I’m posting from Norwescon on a borrowed netbook (thanks, Camille!) on a borrowed wifi network (thanks, next hotel over!) to share splendid news. Despite my tenuous connection to the outside world, I found out this morning that another story of mine has sold to Asimov’s Science Fiction Magazine! The story is called “The Termite Queen of Tallulah County”, and it’s my third sale to editor Sheila Williams at Asimov’s.

This story marks two milestones for me. First, this means I have three and a half professional sales, pushing me over the three mark and allowing me to become a full member of SFWA, the Science Fiction and Fantasy Writers of America. I’ve wanted to join for such a long time, so it was quite a thrill to have my membership upgraded today (in person!) by SFWA Secretary, Mary Robinette Kowal. “Junior Cadet” (Associate Member) no longer!

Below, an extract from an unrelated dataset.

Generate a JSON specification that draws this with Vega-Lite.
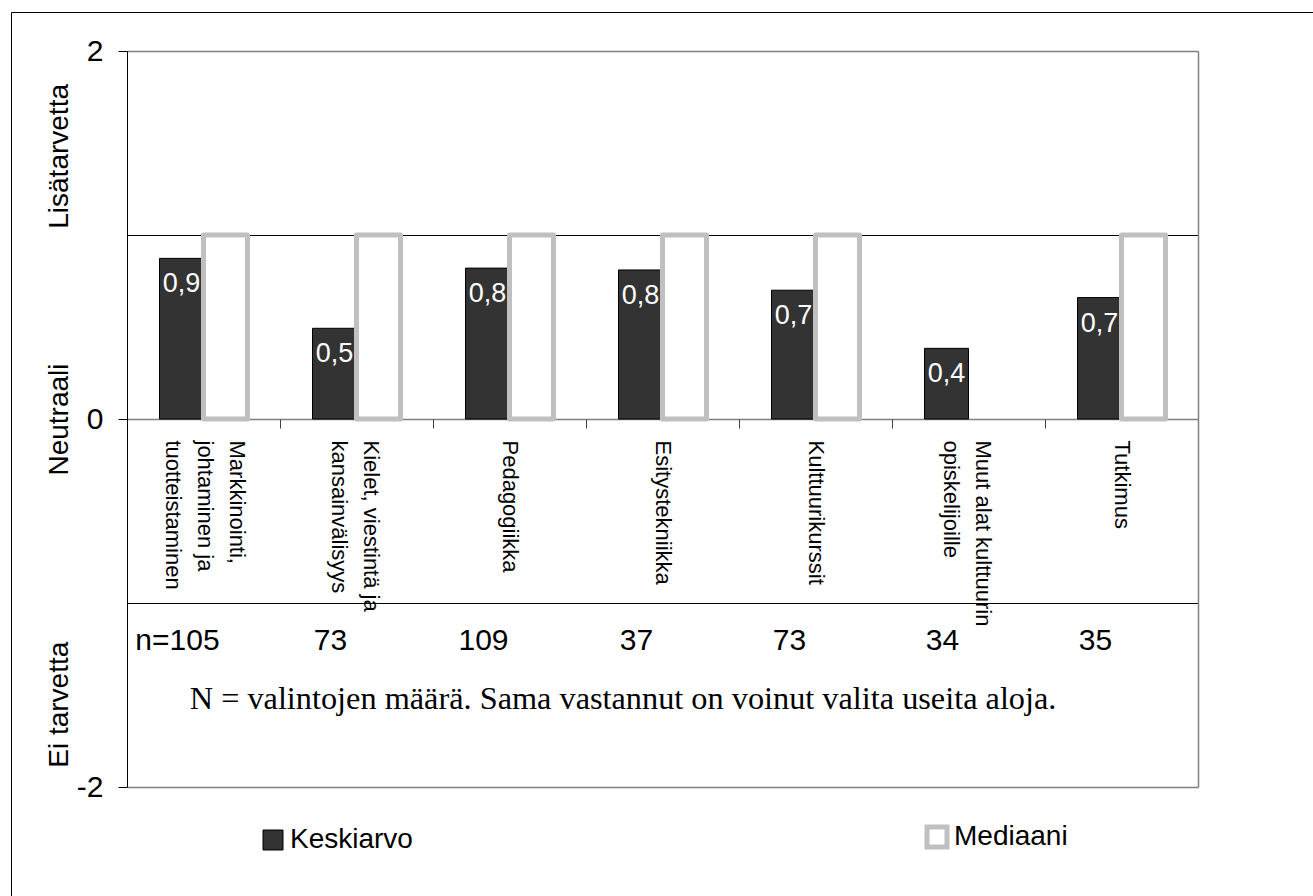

The second milestone also involves Mary: she is a member of my critique group, along with Dave Goldman, Damian Kilby and Garth Upshaw. Joining this group has done wonders for my short story output, and this is the first story I’ve sold that’s passed through the group’s hands. Thank you for your input and insight, fellow scribblers!

I will of course post again when I know the issue in which the story will be printed. Every time this feels a little more real, but it doesn’t get any less wonderful.

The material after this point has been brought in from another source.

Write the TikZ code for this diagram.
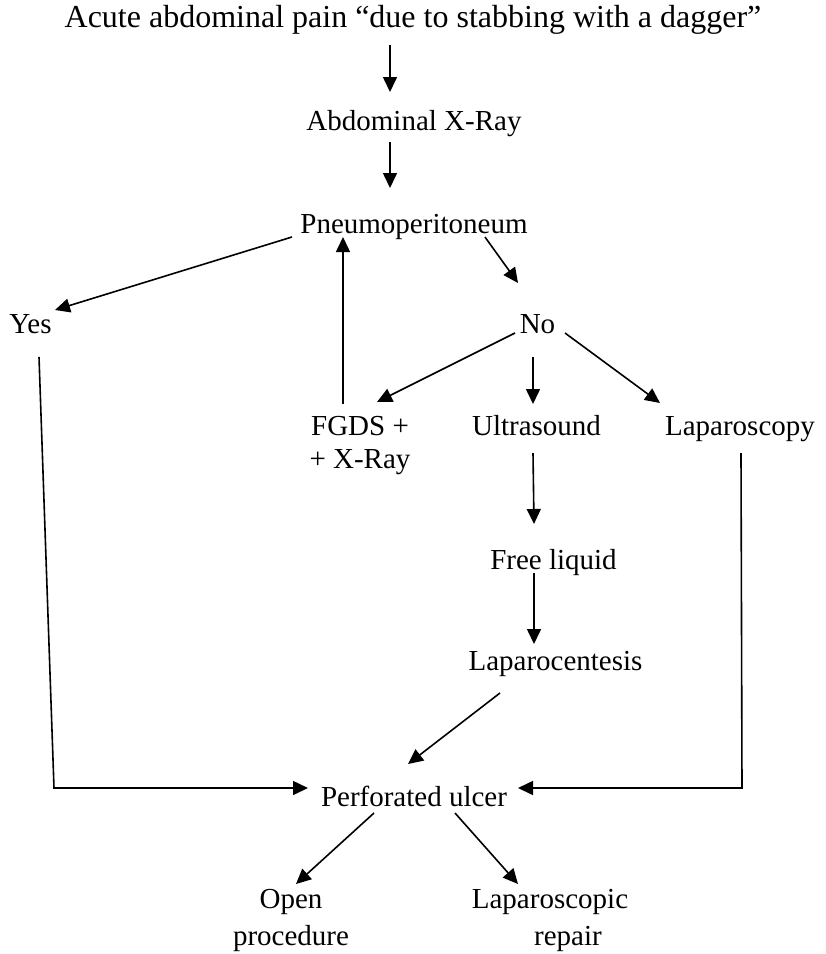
\documentclass[tikz,border=0pt]{standalone}
\usepackage{fontspec}
\setmainfont{Liberation Serif}
\usetikzlibrary{arrows.meta}

\tikzset{
  lbl/.style={inner sep=0pt, anchor=base, font=\fontsize{29}{35}\selectfont},
  lbl2/.style={lbl, align=center},
  head/.style={lbl, font=\fontsize{32}{38}\selectfont},
  arr/.style={line width=1.6pt, -{Triangle[length=15pt,width=14pt]}}
}

\begin{document}
\begin{tikzpicture}[x=1pt,y=-1pt]
  \useasboundingbox (0,0) rectangle (826,954);

  % labels, placed by their (last) baselines
  \node[head] (title) at (413,27) {Acute abdominal pain “due to stabbing with a dagger”};
  \node[lbl] (abd)   at (414,130) {Abdominal X-Ray};
  \node[lbl] (pneu)  at (414,233) {Pneumoperitoneum};
  \node[lbl] (yes)   at (30.5,333) {Yes};
  \node[lbl] (no)    at (537.5,333) {No};
  \node[lbl2] (fgds) at (360,468) {FGDS +\\[-2pt]+ X-Ray};
  \node[lbl] (us)    at (536.5,435) {Ultrasound};
  \node[lbl] (lap)   at (740,435) {Laparoscopy};
  \node[lbl] (free)  at (553.5,569) {Free liquid};
  \node[lbl] (lcent) at (555.5,670) {Laparocentesis};
  \node[lbl] (perf)  at (414,806) {Perforated ulcer};
  \node[lbl2] (open) at (291,945) {Open\\[2pt]procedure};
  \node[lbl2] (lrep) at (550,945) {Laparoscopic\\[2pt]\hspace*{36pt}repair};

  % connectors
  \draw[arr] ([shift={(-23,18)}]title.base) -- ([shift={(-24,-38)}]abd.base);
  \draw[arr] ([shift={(-24,12)}]abd.base) -- ([shift={(-24,-45)}]pneu.base);
  \draw[arr] ([shift={(-122,4)}]pneu.base) -- ([shift={(24.5,-23)}]yes.base);
  \draw[arr] ([shift={(71,4)}]pneu.base) -- ([shift={(-19.5,-50)}]no.base);
  \draw[arr] ([shift={(-17,-64)}]fgds.base) -- ([shift={(-71,4)}]pneu.base);
  \draw[arr] ([shift={(-22.5,0)}]no.base) -- ([shift={(17,-66)}]fgds.base);
  \draw[arr] ([shift={(-4.5,24)}]no.base) -- ([shift={(-3.5,-31)}]us.base);
  \draw[arr] ([shift={(27.5,0)}]no.base) -- ([shift={(-80,-32)}]lap.base);
  \draw[arr] ([shift={(-3.5,18)}]us.base) -- ([shift={(-19.5,-45)}]free.base);
  \draw[arr] ([shift={(-19.5,4)}]free.base) -- ([shift={(-21.5,-26)}]lcent.base);
  \draw[arr] ([shift={(-55.5,23)}]lcent.base) -- ([shift={(-6,-42)}]perf.base);
  \draw[arr] ([shift={(8.5,24)}]yes.base) -- ([shift={(-360,-18)}]perf.base) -- ([shift={(-106,-18)}]perf.base);
  \draw[arr] ([shift={(1,18)}]lap.base) -- ([shift={(328,-18)}]perf.base) -- ([shift={(104,-18)}]perf.base);
  \draw[arr] ([shift={(-40,7)}]perf.base) -- ([shift={(5,-61)}]open.base);
  \draw[arr] ([shift={(41,7)}]perf.base) -- ([shift={(-32,-61)}]lrep.base);
\end{tikzpicture}
\end{document}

I don’t plan to make a habit of posting every review my work receives. It could very quickly become boring for my readers, and it would raise other questions: how would I decide which reviews to post? Some sort of professional standard? Would I ignore bad reviews? Besides, reviews and reader responses tend to leave me feeling gawkish and confused, and this blog doesn’t need a regular feature where I digitally shuffle my feet and fail to make eye contact.

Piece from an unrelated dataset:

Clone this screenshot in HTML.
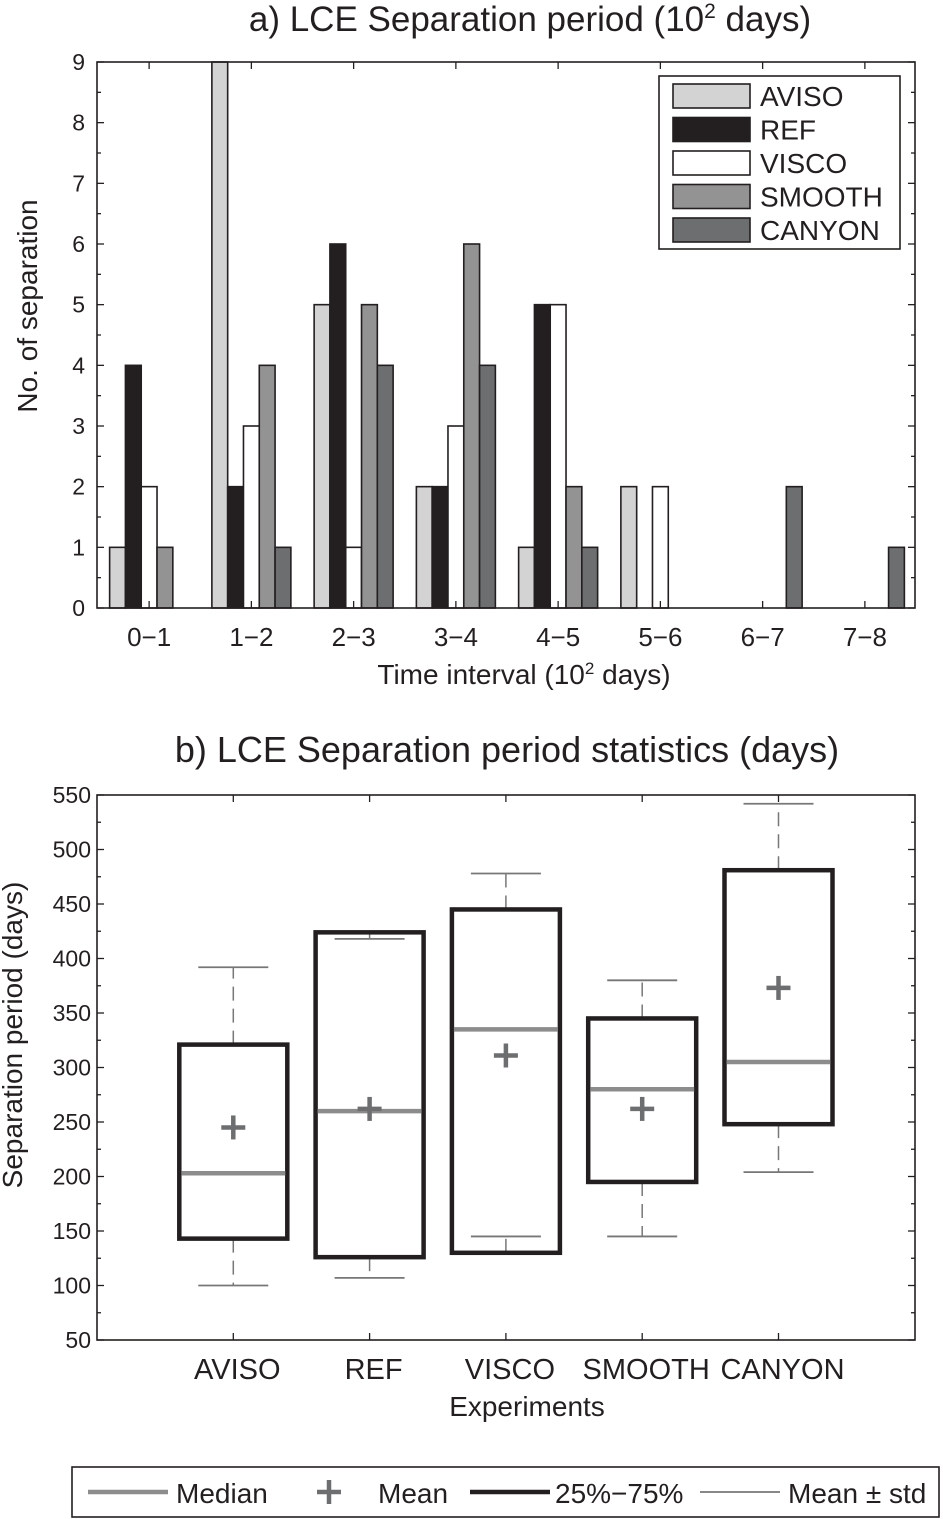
<!DOCTYPE html>
<html><head><meta charset="utf-8"><style>
html,body{margin:0;padding:0;background:#fff}
svg{display:block;font-family:"Liberation Sans",sans-serif}
</style></head><body>
<svg id="s" width="943" height="1519" viewBox="0 0 943 1519">
<g id="ga"></g>
<g id="gb"></g>
</svg>
<script>
const histCats=["0\u22121","1\u22122","2\u22123","3\u22124","4\u22125","5\u22126","6\u22127","7\u22128"];
const seriesNames=["AVISO","REF","VISCO","SMOOTH","CANYON"];
const seriesColors=["#d3d3d3","#231f20","#ffffff","#939393","#6d6e70"];
const aviso=[1,9,5,2,1,2,0,0];
const ref=[4,2,6,2,5,0,0,0];
const visco=[2,3,1,3,5,2,0,0];
const smooth=[1,4,5,6,2,0,0,0];
const canyon=[0,1,4,4,1,0,2,1];
const histYTicks=[0,1,2,3,4,5,6,7,8,9];

const expCats=["AVISO","REF","VISCO","SMOOTH","CANYON"];
const q1=[143,126,130,195,248];
const q3=[321,424,445,345,481];
const median=[203,260,335,280,305];
const mean=[245,262,311,262,373];
const wLow=[100,107,145,145,204];
const wHigh=[392,418,478,380,542];
const boxYTicks=[50,100,150,200,250,300,350,400,450,500,550];

const NS="http://www.w3.org/2000/svg";
function mk(parent,tag,attrs,text){const e=document.createElementNS(NS,tag);for(const k in attrs)e.setAttribute(k,attrs[k]);if(text!==undefined)e.textContent=text;parent.appendChild(e);return e;}

// ---- Chart a
const ga=document.getElementById('ga');
const aL=97,aR=915,aT=62,aB=608;
const ay=v=>aB-(v/9)*(aB-aT);
const groupW=(aR-aL)/8;
const ax=i=>aL+groupW*(i+0.5)+1;
const barW=15.8;
const allSeries=[aviso,ref,visco,smooth,canyon];
allSeries.forEach((arr,s)=>{
  arr.forEach((v,i)=>{
    const x=ax(i)-2.5*barW+s*barW;
    const r=mk(ga,'rect',{x:x,y:ay(v),width:barW,height:Math.max(0,aB-ay(v)),fill:seriesColors[s],stroke:'#231f20','stroke-width':1.6});
    
    
  });
});
mk(ga,'rect',{x:aL,y:aT,width:aR-aL,height:aB-aT,fill:'none',stroke:'#231f20','stroke-width':1.6,});
for(let v=0;v<=9;v+=0.5){
  const len=(v%1===0)?7:4;
  mk(ga,'line',{x1:aL,x2:aL+len,y1:ay(v),y2:ay(v),stroke:'#231f20','stroke-width':1.3});
  mk(ga,'line',{x1:aR,x2:aR-len,y1:ay(v),y2:ay(v),stroke:'#231f20','stroke-width':1.3});
}
histYTicks.forEach(v=>{
  const t=mk(ga,'text',{x:aL-12,y:ay(v)+8,'text-anchor':'end','font-size':23,fill:'#231f20'},String(v));
  
});
histCats.forEach((c,i)=>{
  mk(ga,'line',{x1:ax(i),x2:ax(i),y1:aB,y2:aB-7,stroke:'#231f20','stroke-width':1.3});
  mk(ga,'line',{x1:ax(i),x2:ax(i),y1:aT,y2:aT+7,stroke:'#231f20','stroke-width':1.3});
  const t=mk(ga,'text',{x:ax(i),y:646,'text-anchor':'middle','font-size':26,fill:'#231f20'},c);
  
});
let tt=mk(ga,'text',{x:530,y:31,'text-anchor':'middle','font-size':35,fill:'#231f20',});
tt.innerHTML='a) LCE Separation period (10<tspan font-size="21" dy="-13">2</tspan><tspan dy="13"> days)</tspan>';
tt=mk(ga,'text',{x:524,y:684,'text-anchor':'middle','font-size':28,fill:'#231f20',});
tt.innerHTML='Time interval (10<tspan font-size="17" dy="-10">2</tspan><tspan dy="10"> days)</tspan>';
mk(ga,'text',{x:0,y:0,transform:'translate(37,306) rotate(-90)','text-anchor':'middle','font-size':28,fill:'#231f20',},'No. of separation');
// legend a
const lg=mk(ga,'g',{});
mk(lg,'rect',{x:659,y:76,width:241,height:173,fill:'#fff',stroke:'#231f20','stroke-width':1.6});
seriesNames.forEach((n,s)=>{
  const y=84+s*33.5;
  const e=mk(lg,'g',{});
  mk(e,'rect',{x:673,y:y,width:77,height:24,fill:seriesColors[s],stroke:'#231f20','stroke-width':1.6});
  mk(e,'text',{x:760,y:y+22,'font-size':28,fill:'#231f20'},n);
});

// ---- Chart b
const gb=document.getElementById('gb');
const bL=97,bR=915,bT=795,bB=1340;
const by=v=>bB-(v-50)/500*(bB-bT);
const bx=i=>bL+136.3*(i+1);
mk(gb,'rect',{x:bL,y:bT,width:bR-bL,height:bB-bT,fill:'none',stroke:'#231f20','stroke-width':1.6,});
for(let v=50;v<=550;v+=25){
  const len=(v%50===0)?7:4;
  mk(gb,'line',{x1:bL,x2:bL+len,y1:by(v),y2:by(v),stroke:'#231f20','stroke-width':1.3});
  mk(gb,'line',{x1:bR,x2:bR-len,y1:by(v),y2:by(v),stroke:'#231f20','stroke-width':1.3});
}
boxYTicks.forEach(v=>{
  const t=mk(gb,'text',{x:bL-6,y:by(v)+8,'text-anchor':'end','font-size':23,fill:'#231f20'},String(v));
  
});
expCats.forEach((c,i)=>{
  const x=bx(i);
  mk(gb,'line',{x1:x,x2:x,y1:bB,y2:bB-7,stroke:'#231f20','stroke-width':1.3});
  mk(gb,'line',{x1:x,x2:x,y1:bT,y2:bT+7,stroke:'#231f20','stroke-width':1.3});
  const t=mk(gb,'text',{x:x+4,y:1379,'text-anchor':'middle','font-size':29,fill:'#231f20'},c);
  
  const g=mk(gb,'g',{});
  
  
  mk(g,'line',{x1:x,x2:x,y1:by(q3[i]),y2:by(wHigh[i]),stroke:'#777','stroke-width':1.5,'stroke-dasharray':'14,8'});
  mk(g,'line',{x1:x,x2:x,y1:by(q1[i]),y2:by(wLow[i]),stroke:'#777','stroke-width':1.5,'stroke-dasharray':'14,8'});
  mk(g,'line',{x1:x-35,x2:x+35,y1:by(wHigh[i]),y2:by(wHigh[i]),stroke:'#777','stroke-width':1.8});
  mk(g,'line',{x1:x-35,x2:x+35,y1:by(wLow[i]),y2:by(wLow[i]),stroke:'#777','stroke-width':1.8});
  mk(g,'rect',{x:x-54,y:by(q3[i]),width:108,height:by(q1[i])-by(q3[i]),fill:'none',stroke:'#231f20','stroke-width':4.5});
  mk(g,'line',{x1:x-52,x2:x+52,y1:by(median[i]),y2:by(median[i]),stroke:'#8c8c8c','stroke-width':4.5});
  mk(g,'line',{x1:x-12,x2:x+12,y1:by(mean[i]),y2:by(mean[i]),stroke:'#6d6e70','stroke-width':4.5});
  mk(g,'line',{x1:x,x2:x,y1:by(mean[i])-12,y2:by(mean[i])+12,stroke:'#6d6e70','stroke-width':4.5});
});
mk(gb,'text',{x:507,y:762,'text-anchor':'middle','font-size':36,fill:'#231f20',},'b) LCE Separation period statistics (days)');
mk(gb,'text',{x:527,y:1416,'text-anchor':'middle','font-size':28,fill:'#231f20',},'Experiments');
mk(gb,'text',{x:0,y:0,transform:'translate(22,1035) rotate(-90)','text-anchor':'middle','font-size':28,fill:'#231f20',},'Separation period (days)');
const lb=mk(gb,'g',{});
mk(lb,'rect',{x:72,y:1467,width:867,height:50,fill:'#fff',stroke:'#231f20','stroke-width':1.6});
mk(lb,'line',{x1:88,x2:168,y1:1492,y2:1492,stroke:'#8c8c8c','stroke-width':4.5});
mk(lb,'text',{x:176,y:1503,'font-size':28,fill:'#231f20'},'Median');
mk(lb,'line',{x1:317,x2:341,y1:1492,y2:1492,stroke:'#6d6e70','stroke-width':4.5});
mk(lb,'line',{x1:329,x2:329,y1:1480,y2:1504,stroke:'#6d6e70','stroke-width':4.5});
mk(lb,'text',{x:378,y:1503,'font-size':28,fill:'#231f20'},'Mean');
mk(lb,'line',{x1:470,x2:550,y1:1492,y2:1492,stroke:'#231f20','stroke-width':4.5});
mk(lb,'text',{x:555,y:1503,'font-size':28,fill:'#231f20'},'25%\u221275%');
mk(lb,'line',{x1:700,x2:780,y1:1492,y2:1492,stroke:'#777','stroke-width':1.8});
mk(lb,'text',{x:788,y:1503,'font-size':28,fill:'#231f20'},'Mean \u00b1 std');
</script>
</body></html>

However, I’m making an exception: my friend Pam Rentz (watch for her first published story in Asimov’s August issue!) e-mailed me today to congratulate me on my story being mentioned in Locus Magazine. Now, in case you don’t know, Locus is (in the words of the Independent, “the news organ of choice for the American science-fiction community.” Any sort of mindful, professional creature would already have subscribed to it, and Pam thought this would be old news to me. Luckily I know mindful, professional people like Pam. (I’m also thinking of embarking on a subscription-fest, so perhaps this time tomorrow I’ll be a sober, thoughtful Locus subscriber.)

Anyway, Locus is quite important, and so is Gardner Dozois, the editor and writer who now reviews their short fiction in a column called “Gardnerspace”. This double-scoop of prestige is why I’m breaking my review radio silence in order to report that in the March 2010 issue of Locus, he said “Conditional Love” was “excellent.” “…this is a moving, compassionate story with a killer twist in its tail.”

Now you are duly informed of the facts: firstly, that I won’t be posting about my reviews here on a regular basis, and secondly, that I can be shocked out of that position on extraordinary occasions such as this. Thirdly, Gardner Dozois liked my story! Fourthly, I’m a doofus for not subscribing to Locus. I’m glad we could clear these matters up.

P.S. I do not believe in the prognosticative powers of fortune cookies. No matter how accurate they may be.

P.S.2. Maybe I should dig up a May 2008 issue and see what the reviewer they had then thought of “Burgerdroid”? Maybe someone would have told me if it was exciting — but then again, I don’t think I’d met Pam then.